Read spiritually elevating books

The intellect, which has to keep quiet during meditation, also needs scope for growth and development. Therefore, it is recommended that one set aside some time each day for reading spiritually uplifting books. After meditation is a good time to take a few minutes for this, as the mind is clear and calm and more easily absorbs ideas.

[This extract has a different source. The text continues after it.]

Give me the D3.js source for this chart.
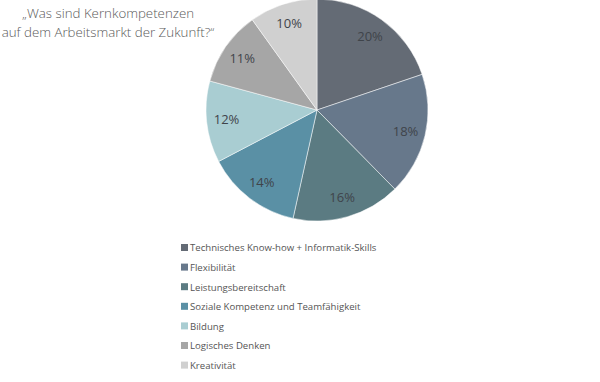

Talk to a meditation teacher

Teachers of meditation (acharyas) travel regularly. They can answer questions about meditation and teach you a personal meditation technique. Local members of Ananda Marga can tell you when acharyas are expected and what kind of activities are planned (lectures, group meditations, etc.) while they are visiting. Acharyas are highly trained women and men who are dedicated to the task of serving humanity. Their job is to teach meditation and spiritual practices to anyone who sincerely desires to learn. Many problems or difficulties you may be having can be easily solved with the help of an acharya. So never miss the opportunity for a consultation with a teacher. Ask your class instructor or the person coordinating the acharya’s visit to sign you up for a consultation.

Be persevering

If your first few meditation sessions don’t live up to your expectations, don’t be discouraged. Everyone who has meditated has had to deal with this in some way. It is a great help to know that others are also having similar experiences, and to understand what is actually taking place during this time. Especially in the beginning, the mind may seem uncontrolled. A great Yogi, Ramakrishna, once said: “The mind is like a drunken monkey stung by a scorpion.” You may find when you sit down to meditate that many thoughts arise in your mind; you set your mantra going and then drift off to something else. Sounds and noises from without may sidetrack your internal concentration and your body may become restless. At times like this, one can think nothing is happening. However, many of the benefits of meditation come from deep within the mind and do not show themselves immediately. By constantly bringing your mind back to the mantra, you are building up your capacity to hold your mind steady in the future.